* **Material provided**:
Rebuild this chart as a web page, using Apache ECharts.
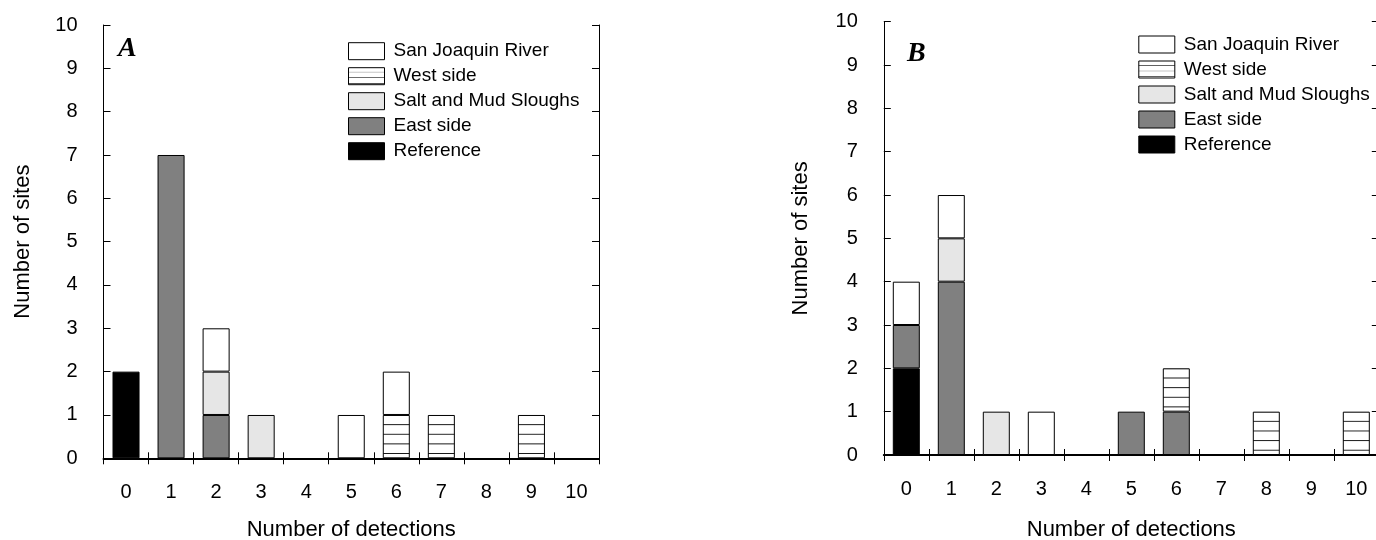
<!DOCTYPE html>
<html>
<head>
<meta charset="utf-8">
<script src="https://cdn.jsdelivr.net/npm/echarts@6/dist/echarts.min.js"></script>
<style>
html,body{margin:0;padding:0;background:#fff;}
#c{width:1376px;height:540px;}
</style>
</head>
<body>
<div id="c"></div>
<script>
// ---------- data ----------
const categories = ['0','1','2','3','4','5','6','7','8','9','10'];
const legendNames = ['San Joaquin River','West side','Salt and Mud Sloughs','East side','Reference'];
const panelLabels = ['A','B'];
const xTitle = 'Number of detections';
const yTitle = 'Number of sites';

// Panel A
const aReference   = [2,0,0,0,0,0,0,0,0,0,0];
const aEast        = [0,7,1,0,0,0,0,0,0,0,0];
const aSalt        = [0,0,1,1,0,0,0,0,0,0,0];
const aWest        = [0,0,0,0,0,0,1,1,0,1,0];
const aSanJoaquin  = [0,0,1,0,0,1,1,0,0,0,0];

// Panel B
const bReference   = [2,0,0,0,0,0,0,0,0,0,0];
const bEast        = [1,4,0,0,0,1,1,0,0,0,0];
const bSalt        = [0,1,1,0,0,0,0,0,0,0,0];
const bWest        = [0,0,0,0,0,0,1,0,1,0,1];
const bSanJoaquin  = [1,1,0,1,0,0,0,0,0,0,0];

// ---------- styling ----------
const FONT = 'Liberation Sans, Arial, sans-serif';
const panels = [
  {grid:{left:103.5, top:25, width:495.5, height:433.3}, legend:{left:348, top:41.7}, label:{left:118, top:35},
   nameGapX:61, nameGapY:70,
   data:{Reference:aReference, East:aEast, Salt:aSalt, West:aWest, SJR:aSanJoaquin}},
  {grid:{left:883.8, top:21.7, width:495, height:433.3}, legend:{left:1138.3, top:35}, label:{left:907, top:40},
   nameGapX:64, nameGapY:72,
   data:{Reference:bReference, East:bEast, Salt:bSalt, West:bWest, SJR:bSanJoaquin}}
];

function hatchCanvas(){
  const c = document.createElement('canvas');
  c.width = 8; c.height = 10;
  const g = c.getContext('2d');
  g.fillStyle = '#fff'; g.fillRect(0,0,8,10);
  g.fillStyle = '#1a1a1a'; g.fillRect(0,0,8,1);
  return c;
}
const hatchImg = hatchCanvas();
function hatch(y, scaleY){
  return {image: hatchImg, repeat: 'repeat', x: 0, y: y, scaleX: 1, scaleY: scaleY};
}

const fills = {
  Reference: '#000000',
  East: '#808080',
  Salt: '#e6e6e6',
  West: hatch(66.4, 0.567),
  SJR: '#ffffff'
};
const seriesOrder = [
  ['Reference','Reference'],
  ['East','East side'],
  ['Salt','Salt and Mud Sloughs'],
  ['West','West side'],
  ['SJR','San Joaquin River']
];

const toData = arr => arr.map(v => v === 0 ? '-' : v);

const option = {
  animation: false,
  backgroundColor: '#fff',
  title: panels.map((p,i) => ({
    text: panelLabels[i], left: p.label.left, top: p.label.top, padding: 0,
    textStyle: {fontFamily: 'Liberation Serif, Times New Roman, serif', fontStyle: 'italic', fontWeight: 'bold', fontSize: 28, color: '#000'}
  })),
  legend: panels.map(p => ({
    orient: 'vertical', left: p.legend.left, top: p.legend.top, padding: 0,
    itemWidth: 36, itemHeight: 17, itemGap: 6, icon: 'rect', selectedMode: false,
    data: legendNames,
    itemStyle: {borderColor: '#000', borderWidth: 1},
    textStyle: {fontFamily: FONT, fontSize: 19, color: '#000', lineHeight: 17, padding: [0,0,0,4]}
  })),
  grid: panels.map(p => Object.assign({outerBoundsMode: 'none', containLabel: false}, p.grid)),
  xAxis: [],
  yAxis: [],
  series: []
};

panels.forEach((p, i) => {
  option.xAxis.push({
    type: 'category', gridIndex: i, data: categories, position: 'bottom',
    axisLine: {show: true, lineStyle: {color: '#000', width: 2}},
    axisTick: {show: true, inside: true, length: 6, lineStyle: {color: '#000', width: 1}},
    axisLabel: {color: '#000', fontFamily: FONT, fontSize: 20, margin: 24},
    splitLine: {show: false},
    name: xTitle, nameLocation: 'middle', nameGap: p.nameGapX,
    nameTextStyle: {color: '#000', fontFamily: FONT, fontSize: 22}
  });
  option.xAxis.push({
    type: 'category', gridIndex: i, data: categories, position: 'top',
    axisLine: {show: true, lineStyle: {color: '#000', width: 1}},
    axisTick: {show: true, inside: true, length: 6, lineStyle: {color: '#000', width: 1}},
    axisLabel: {show: false}, splitLine: {show: false}
  });
  option.yAxis.push({
    type: 'value', gridIndex: i, min: 0, max: 10, interval: 1, position: 'left',
    axisLine: {show: true, lineStyle: {color: '#000', width: 1}},
    axisTick: {show: true, inside: true, length: 7, lineStyle: {color: '#000', width: 1}},
    axisLabel: {color: '#000', fontFamily: FONT, fontSize: 20, margin: 26},
    splitLine: {show: false},
    name: yTitle, nameLocation: 'middle', nameGap: p.nameGapY, nameRotate: 90,
    nameTextStyle: {color: '#000', fontFamily: FONT, fontSize: 22}
  });
  option.yAxis.push({
    type: 'value', gridIndex: i, min: 0, max: 10, interval: 1, position: 'right',
    axisLine: {show: true, lineStyle: {color: '#000', width: 1}},
    axisTick: {show: true, inside: true, length: 7, lineStyle: {color: '#000', width: 1}},
    axisLabel: {show: false}, splitLine: {show: false}
  });
  seriesOrder.forEach(([key, name]) => {
    option.series.push({
      id: 'p' + i + key, type: 'bar', name: name,
      xAxisIndex: 2*i, yAxisIndex: 2*i, stack: 'panel' + i,
      barWidth: '60%',
      data: toData(p.data[key]),
      itemStyle: {color: fills[key], borderColor: '#000', borderWidth: 1},
      emphasis: {disabled: true}, silent: true
    });
  });
});

const chart = echarts.init(document.getElementById('c'), null, {renderer: 'canvas'});
chart.setOption(option);

// Align the hatching of each West side segment with its own top edge (via the library's scale).
const unitPx = Math.abs(chart.convertToPixel({gridIndex: 0}, [0, 0])[1] - chart.convertToPixel({gridIndex: 0}, [0, 1])[1]);
const hatchScale = (unitPx * 2 / 9) / 10;
const updates = panels.map((p, i) => {
  const d = p.data;
  return {
    id: 'p' + i + 'West',
    data: d.West.map((v, k) => {
      if (v === 0) return '-';
      const level = d.Reference[k] + d.East[k] + d.Salt[k] + d.West[k];
      const topY = chart.convertToPixel({gridIndex: i}, [k, level])[1];
      return {value: v, itemStyle: {color: hatch(topY - 0.5 * hatchScale, hatchScale)}};
    })
  };
});
chart.setOption({series: updates});
</script>
</body>
</html>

* **Exercise description**:
Please transcribe the material above exactly as written. Leave the pictures out.

* **Correct answer**:
Rebuild this chart as a web page, using Apache ECharts.
<!DOCTYPE html>
<html>
<head>
<meta charset="utf-8">
<script src="https://cdn.jsdelivr.net/npm/echarts@6/dist/echarts.min.js"></script>
<style>
html,body{margin:0;padding:0;background:#fff;}
#c{width:1376px;height:540px;}
</style>
</head>
<body>
<div id="c"></div>
<script>
// ---------- data ----------
const categories = ['0','1','2','3','4','5','6','7','8','9','10'];
const legendNames = ['San Joaquin River','West side','Salt and Mud Sloughs','East side','Reference'];
const panelLabels = ['A','B'];
const xTitle = 'Number of detections';
const yTitle = 'Number of sites';

// Panel A
const aReference   = [2,0,0,0,0,0,0,0,0,0,0];
const aEast        = [0,7,1,0,0,0,0,0,0,0,0];
const aSalt        = [0,0,1,1,0,0,0,0,0,0,0];
const aWest        = [0,0,0,0,0,0,1,1,0,1,0];
const aSanJoaquin  = [0,0,1,0,0,1,1,0,0,0,0];

// Panel B
const bReference   = [2,0,0,0,0,0,0,0,0,0,0];
const bEast        = [1,4,0,0,0,1,1,0,0,0,0];
const bSalt        = [0,1,1,0,0,0,0,0,0,0,0];
const bWest        = [0,0,0,0,0,0,1,0,1,0,1];
const bSanJoaquin  = [1,1,0,1,0,0,0,0,0,0,0];

// ---------- styling ----------
const FONT = 'Liberation Sans, Arial, sans-serif';
const panels = [
  {grid:{left:103.5, top:25, width:495.5, height:433.3}, legend:{left:348, top:41.7}, label:{left:118, top:35},
   nameGapX:61, nameGapY:70,
   data:{Reference:aReference, East:aEast, Salt:aSalt, West:aWest, SJR:aSanJoaquin}},
  {grid:{left:883.8, top:21.7, width:495, height:433.3}, legend:{left:1138.3, top:35}, label:{left:907, top:40},
   nameGapX:64, nameGapY:72,
   data:{Reference:bReference, East:bEast, Salt:bSalt, West:bWest, SJR:bSanJoaquin}}
];

function hatchCanvas(){
  const c = document.createElement('canvas');
  c.width = 8; c.height = 10;
  const g = c.getContext('2d');
  g.fillStyle = '#fff'; g.fillRect(0,0,8,10);
  g.fillStyle = '#1a1a1a'; g.fillRect(0,0,8,1);
  return c;
}
const hatchImg = hatchCanvas();
function hatch(y, scaleY){
  return {image: hatchImg, repeat: 'repeat', x: 0, y: y, scaleX: 1, scaleY: scaleY};
}

const fills = {
  Reference: '#000000',
  East: '#808080',
  Salt: '#e6e6e6',
  West: hatch(66.4, 0.567),
  SJR: '#ffffff'
};
const seriesOrder = [
  ['Reference','Reference'],
  ['East','East side'],
  ['Salt','Salt and Mud Sloughs'],
  ['West','West side'],
  ['SJR','San Joaquin River']
];

const toData = arr => arr.map(v => v === 0 ? '-' : v);

const option = {
  animation: false,
  backgroundColor: '#fff',
  title: panels.map((p,i) => ({
    text: panelLabels[i], left: p.label.left, top: p.label.top, padding: 0,
    textStyle: {fontFamily: 'Liberation Serif, Times New Roman, serif', fontStyle: 'italic', fontWeight: 'bold', fontSize: 28, color: '#000'}
  })),
  legend: panels.map(p => ({
    orient: 'vertical', left: p.legend.left, top: p.legend.top, padding: 0,
    itemWidth: 36, itemHeight: 17, itemGap: 6, icon: 'rect', selectedMode: false,
    data: legendNames,
    itemStyle: {borderColor: '#000', borderWidth: 1},
    textStyle: {fontFamily: FONT, fontSize: 19, color: '#000', lineHeight: 17, padding: [0,0,0,4]}
  })),
  grid: panels.map(p => Object.assign({outerBoundsMode: 'none', containLabel: false}, p.grid)),
  xAxis: [],
  yAxis: [],
  series: []
};

panels.forEach((p, i) => {
  option.xAxis.push({
    type: 'category', gridIndex: i, data: categories, position: 'bottom',
    axisLine: {show: true, lineStyle: {color: '#000', width: 2}},
    axisTick: {show: true, inside: true, length: 6, lineStyle: {color: '#000', width: 1}},
    axisLabel: {color: '#000', fontFamily: FONT, fontSize: 20, margin: 24},
    splitLine: {show: false},
    name: xTitle, nameLocation: 'middle', nameGap: p.nameGapX,
    nameTextStyle: {color: '#000', fontFamily: FONT, fontSize: 22}
  });
  option.xAxis.push({
    type: 'category', gridIndex: i, data: categories, position: 'top',
    axisLine: {show: true, lineStyle: {color: '#000', width: 1}},
    axisTick: {show: true, inside: true, length: 6, lineStyle: {color: '#000', width: 1}},
    axisLabel: {show: false}, splitLine: {show: false}
  });
  option.yAxis.push({
    type: 'value', gridIndex: i, min: 0, max: 10, interval: 1, position: 'left',
    axisLine: {show: true, lineStyle: {color: '#000', width: 1}},
    axisTick: {show: true, inside: true, length: 7, lineStyle: {color: '#000', width: 1}},
    axisLabel: {color: '#000', fontFamily: FONT, fontSize: 20, margin: 26},
    splitLine: {show: false},
    name: yTitle, nameLocation: 'middle', nameGap: p.nameGapY, nameRotate: 90,
    nameTextStyle: {color: '#000', fontFamily: FONT, fontSize: 22}
  });
  option.yAxis.push({
    type: 'value', gridIndex: i, min: 0, max: 10, interval: 1, position: 'right',
    axisLine: {show: true, lineStyle: {color: '#000', width: 1}},
    axisTick: {show: true, inside: true, length: 7, lineStyle: {color: '#000', width: 1}},
    axisLabel: {show: false}, splitLine: {show: false}
  });
  seriesOrder.forEach(([key, name]) => {
    option.series.push({
      id: 'p' + i + key, type: 'bar', name: name,
      xAxisIndex: 2*i, yAxisIndex: 2*i, stack: 'panel' + i,
      barWidth: '60%',
      data: toData(p.data[key]),
      itemStyle: {color: fills[key], borderColor: '#000', borderWidth: 1},
      emphasis: {disabled: true}, silent: true
    });
  });
});

const chart = echarts.init(document.getElementById('c'), null, {renderer: 'canvas'});
chart.setOption(option);

// Align the hatching of each West side segment with its own top edge (via the library's scale).
const unitPx = Math.abs(chart.convertToPixel({gridIndex: 0}, [0, 0])[1] - chart.convertToPixel({gridIndex: 0}, [0, 1])[1]);
const hatchScale = (unitPx * 2 / 9) / 10;
const updates = panels.map((p, i) => {
  const d = p.data;
  return {
    id: 'p' + i + 'West',
    data: d.West.map((v, k) => {
      if (v === 0) return '-';
      const level = d.Reference[k] + d.East[k] + d.Salt[k] + d.West[k];
      const topY = chart.convertToPixel({gridIndex: i}, [k, level])[1];
      return {value: v, itemStyle: {color: hatch(topY - 0.5 * hatchScale, hatchScale)}};
    })
  };
});
chart.setOption({series: updates});
</script>
</body>
</html>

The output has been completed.